## SUPPLIED DATA
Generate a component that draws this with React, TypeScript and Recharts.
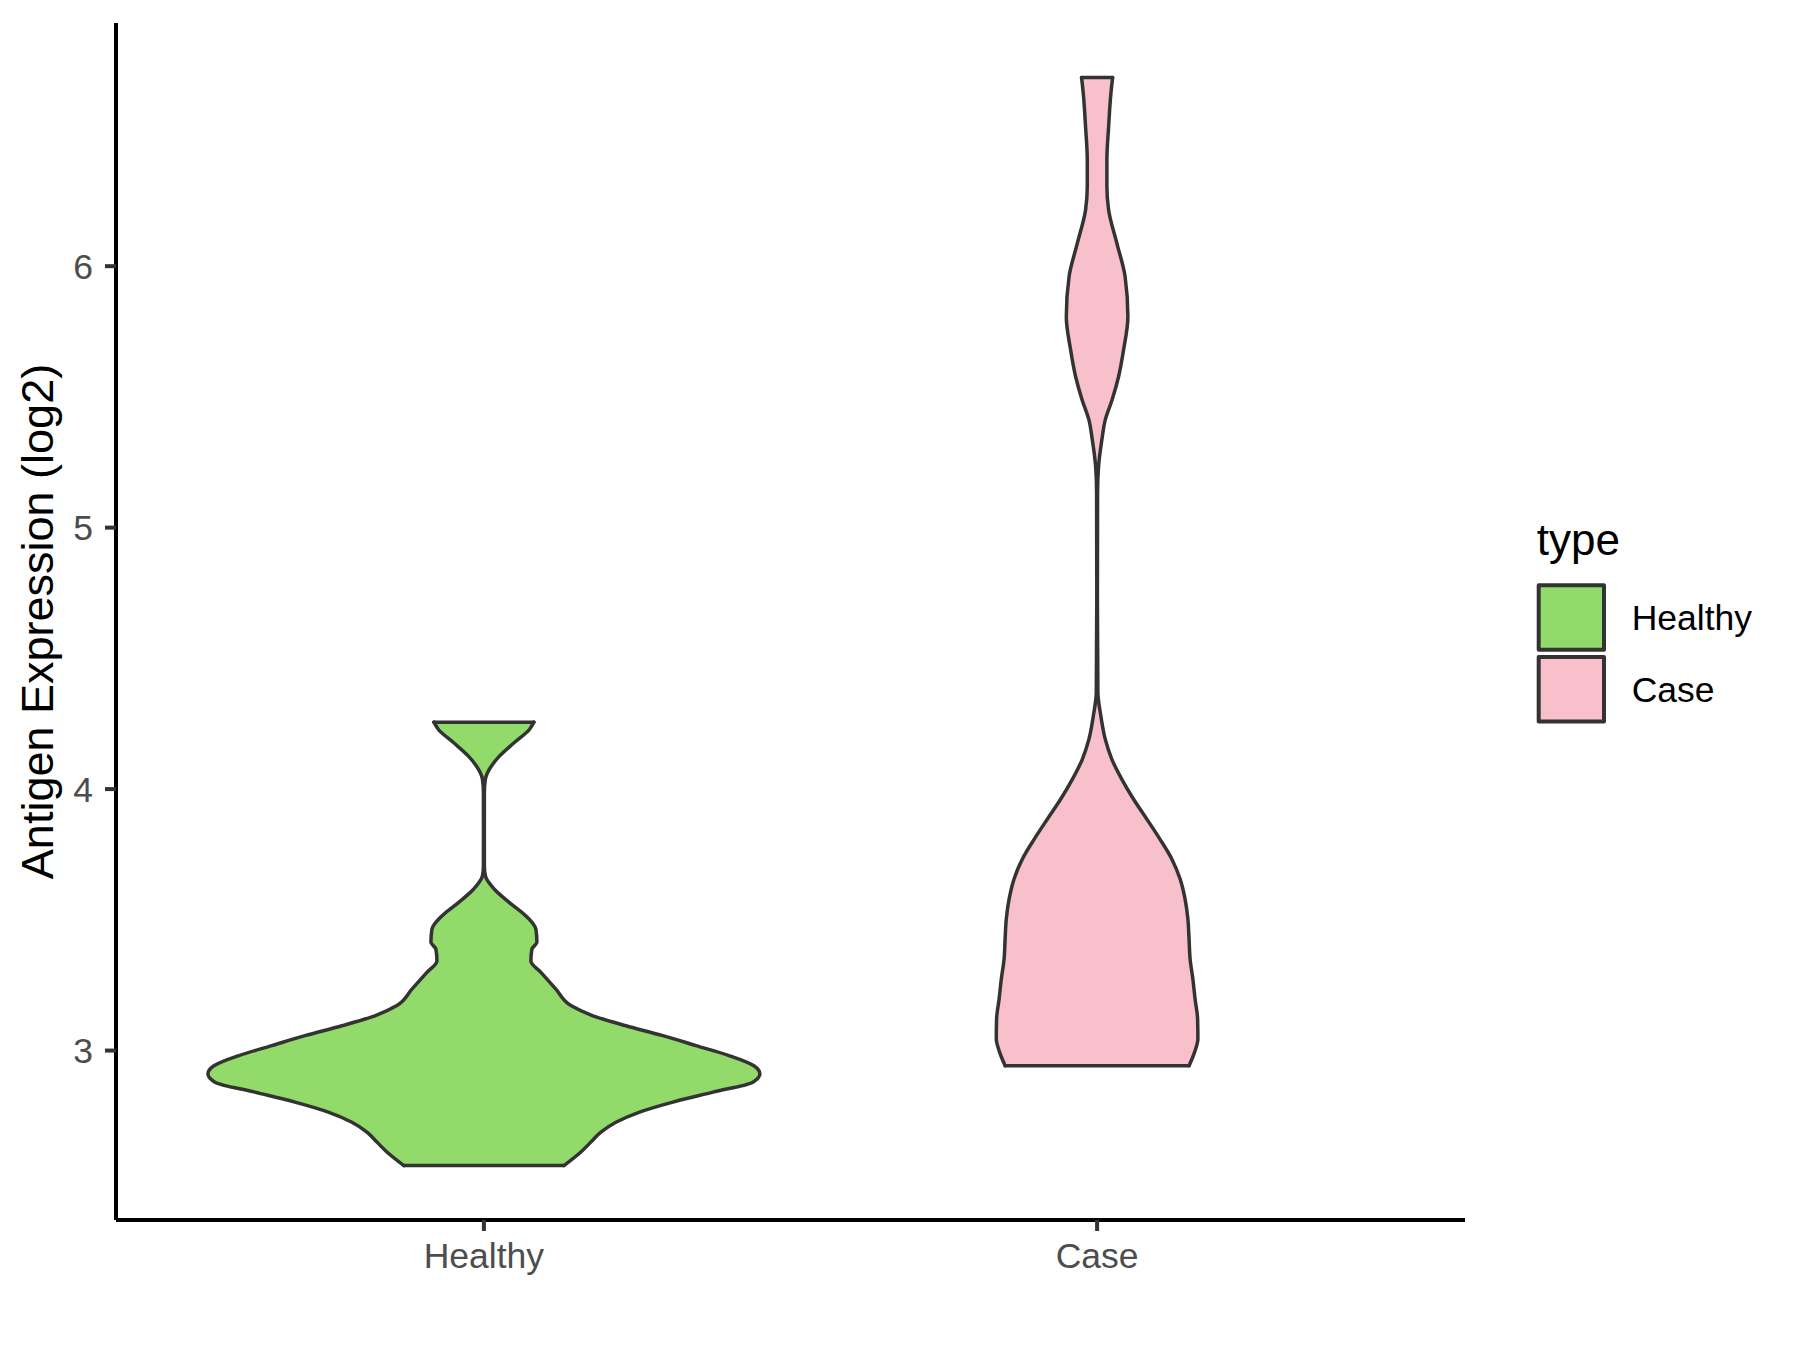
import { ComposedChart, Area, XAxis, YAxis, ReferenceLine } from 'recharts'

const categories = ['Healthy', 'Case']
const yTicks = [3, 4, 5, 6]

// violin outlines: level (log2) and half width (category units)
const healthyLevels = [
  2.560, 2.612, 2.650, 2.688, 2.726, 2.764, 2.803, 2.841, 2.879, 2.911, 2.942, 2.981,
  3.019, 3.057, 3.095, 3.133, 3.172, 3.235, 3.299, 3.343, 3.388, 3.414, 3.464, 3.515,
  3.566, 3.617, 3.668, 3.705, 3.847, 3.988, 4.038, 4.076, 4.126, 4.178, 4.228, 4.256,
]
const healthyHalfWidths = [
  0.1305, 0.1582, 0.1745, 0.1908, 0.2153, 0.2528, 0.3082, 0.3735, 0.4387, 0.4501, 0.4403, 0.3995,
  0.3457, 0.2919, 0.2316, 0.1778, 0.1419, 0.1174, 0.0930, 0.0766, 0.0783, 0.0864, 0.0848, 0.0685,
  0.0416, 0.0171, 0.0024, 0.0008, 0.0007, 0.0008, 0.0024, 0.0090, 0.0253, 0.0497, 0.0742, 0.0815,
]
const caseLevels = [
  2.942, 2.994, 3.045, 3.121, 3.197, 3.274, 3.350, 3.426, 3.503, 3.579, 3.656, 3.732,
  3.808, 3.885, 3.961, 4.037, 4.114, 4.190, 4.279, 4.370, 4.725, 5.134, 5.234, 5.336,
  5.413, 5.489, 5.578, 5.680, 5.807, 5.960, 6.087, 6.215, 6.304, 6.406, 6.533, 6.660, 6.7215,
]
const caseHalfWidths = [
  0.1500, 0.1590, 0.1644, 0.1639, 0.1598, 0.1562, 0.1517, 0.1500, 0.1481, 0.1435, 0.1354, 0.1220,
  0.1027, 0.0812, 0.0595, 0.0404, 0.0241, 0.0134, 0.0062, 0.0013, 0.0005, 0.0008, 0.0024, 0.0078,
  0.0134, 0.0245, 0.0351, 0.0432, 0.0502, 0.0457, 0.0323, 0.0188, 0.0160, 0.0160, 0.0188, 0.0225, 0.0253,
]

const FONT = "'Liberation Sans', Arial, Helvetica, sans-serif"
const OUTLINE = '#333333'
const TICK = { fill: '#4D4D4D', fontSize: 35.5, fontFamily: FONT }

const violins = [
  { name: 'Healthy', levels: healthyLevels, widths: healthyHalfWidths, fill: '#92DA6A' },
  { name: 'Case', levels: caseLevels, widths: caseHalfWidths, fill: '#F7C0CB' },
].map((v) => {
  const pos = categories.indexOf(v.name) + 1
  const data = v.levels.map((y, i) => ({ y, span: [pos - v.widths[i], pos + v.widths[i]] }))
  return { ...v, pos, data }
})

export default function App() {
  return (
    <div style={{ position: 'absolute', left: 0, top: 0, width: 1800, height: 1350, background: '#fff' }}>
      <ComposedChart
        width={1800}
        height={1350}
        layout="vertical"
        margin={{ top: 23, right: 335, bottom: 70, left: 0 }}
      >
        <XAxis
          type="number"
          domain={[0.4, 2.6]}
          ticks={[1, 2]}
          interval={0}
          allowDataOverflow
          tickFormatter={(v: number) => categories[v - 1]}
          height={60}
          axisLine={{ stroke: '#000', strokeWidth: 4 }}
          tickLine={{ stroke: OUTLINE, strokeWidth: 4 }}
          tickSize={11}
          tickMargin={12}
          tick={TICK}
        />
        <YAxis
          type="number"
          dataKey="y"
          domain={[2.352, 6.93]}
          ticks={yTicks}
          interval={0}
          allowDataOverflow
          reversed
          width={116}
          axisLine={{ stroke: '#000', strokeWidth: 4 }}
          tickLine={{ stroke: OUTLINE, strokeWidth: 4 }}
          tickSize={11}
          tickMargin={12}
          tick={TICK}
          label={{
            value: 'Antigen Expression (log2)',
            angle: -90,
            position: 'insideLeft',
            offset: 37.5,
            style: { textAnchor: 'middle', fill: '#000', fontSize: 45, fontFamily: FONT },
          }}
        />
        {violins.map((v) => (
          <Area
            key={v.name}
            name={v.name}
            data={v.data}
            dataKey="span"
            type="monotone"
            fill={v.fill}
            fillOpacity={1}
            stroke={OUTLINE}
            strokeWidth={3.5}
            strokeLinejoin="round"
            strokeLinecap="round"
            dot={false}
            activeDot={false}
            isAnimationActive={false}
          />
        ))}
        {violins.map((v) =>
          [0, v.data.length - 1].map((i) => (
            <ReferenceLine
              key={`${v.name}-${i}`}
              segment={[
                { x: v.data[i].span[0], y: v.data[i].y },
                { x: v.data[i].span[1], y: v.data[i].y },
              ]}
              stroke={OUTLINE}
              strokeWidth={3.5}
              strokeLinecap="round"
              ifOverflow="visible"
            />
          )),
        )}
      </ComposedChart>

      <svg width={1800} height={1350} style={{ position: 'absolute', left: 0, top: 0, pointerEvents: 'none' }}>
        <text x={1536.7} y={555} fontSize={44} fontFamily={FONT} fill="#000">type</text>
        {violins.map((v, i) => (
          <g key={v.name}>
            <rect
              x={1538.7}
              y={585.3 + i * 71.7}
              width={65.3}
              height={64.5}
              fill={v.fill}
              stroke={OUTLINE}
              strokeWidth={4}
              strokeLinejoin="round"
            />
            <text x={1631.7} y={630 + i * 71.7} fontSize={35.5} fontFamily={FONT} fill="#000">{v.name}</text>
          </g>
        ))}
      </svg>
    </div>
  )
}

## WRITTEN TASK
Write out exactly the lines between the start of the data and the line with "const yTicks = [3, 4, 5, 6]", including both, but none of the pictures.

## SOLVED PROBLEM
Generate a component that draws this with React, TypeScript and Recharts.
import { ComposedChart, Area, XAxis, YAxis, ReferenceLine } from 'recharts'

const categories = ['Healthy', 'Case']
const yTicks = [3, 4, 5, 6]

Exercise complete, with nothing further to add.